How to interpret the cotangent bundle of a complex manifold?
Let $X$ be a complex manifold. I am not sure what people mean when they talk about the cotangent bundle $T^*X$ of $X$. I have two interpretations:
- At each point $x\in X$, $T_x^*X$ is the complex vector space dual to the complex vector space $T_xX$, i.e. $T_x^*X$ is the space of all complex-linear maps $T_xX\to\Bbb C$.
- At each point $x\in X$, $T_x^*X$ is the dual space to the real vector space $T_xX$, i.e. the space of all real-linear maps $T_xX\to\Bbb R$.
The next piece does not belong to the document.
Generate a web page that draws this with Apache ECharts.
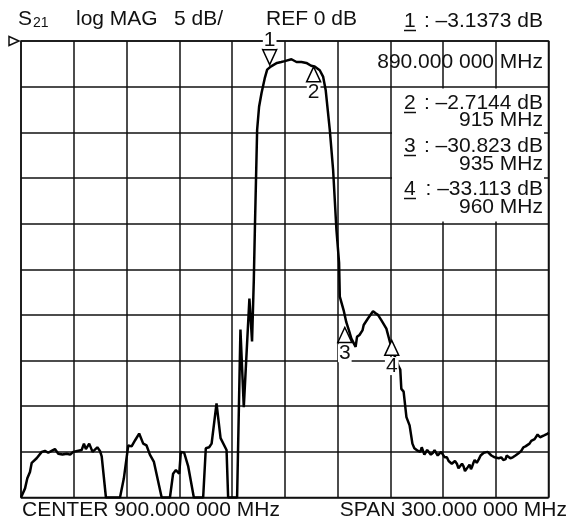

Which one is the right interpretation?
Thinking: I was first thinking that there is a natural isomorphism between the two, but it doesn't seem like so. If I try to get a real isomorphism $$(T_xX)_{\Bbb R}^*\to (T_xX)^*_{\Bbb C},$$ where the first space are the real-linear maps $T_xX\to\Bbb R$ and the second one are the complex linear maps $T_xX\to\Bbb C$ (but viewed as a real vector space), then the isomorphism is always basis dependent.
Note that $$\dim_{\Bbb R}(T_xX)^*_{\Bbb R}=\dim_{\Bbb R} T_xX=2\dim_{\Bbb C}T_xX=2\dim_{\Bbb C}(T_xX)^*_{\Bbb C}=\dim_{\Bbb R}(T_xX)^*_{\Bbb C},$$ so the two spaces are indeed isomorphic. Although I cannot find a basis-independent isomorphism.
If $V$ is a vector space over $\mathbb{C}$, there is a natural $\mathbb{R}$-isomorphism $\varphi\colon V_{\mathbb{R}}^*\to V_{\mathbb{C}}^*$ defined by $$ \varphi(f)(v) \,=\, f(v) + i\,f(-iv). $$ for $f\in V_{\mathbb{R}}^*$ and $v\in V$, with inverse $\varphi^{-1}\colon V_{\mathbb{C}}^*\to V_{\mathbb{R}}^*$ defined by $$ \varphi^{-1}(g)(v) \,=\, \mathrm{Re}\bigl(g(v)\bigr). $$ Note that if $f\colon V \to \mathbb{R}$ is $\mathbb{R}$-linear, then $\varphi(f)$ is indeed $\mathbb{C}$-linear, since $$ \varphi(f)(iv) \,=\, f(iv) + i f(v) \,=\, if(v) - f(-iv) \,=\, i\bigl(f(v) + if(-iv)\bigr) \,=\, i\,\varphi(f)(v) $$ for any $v\in V$.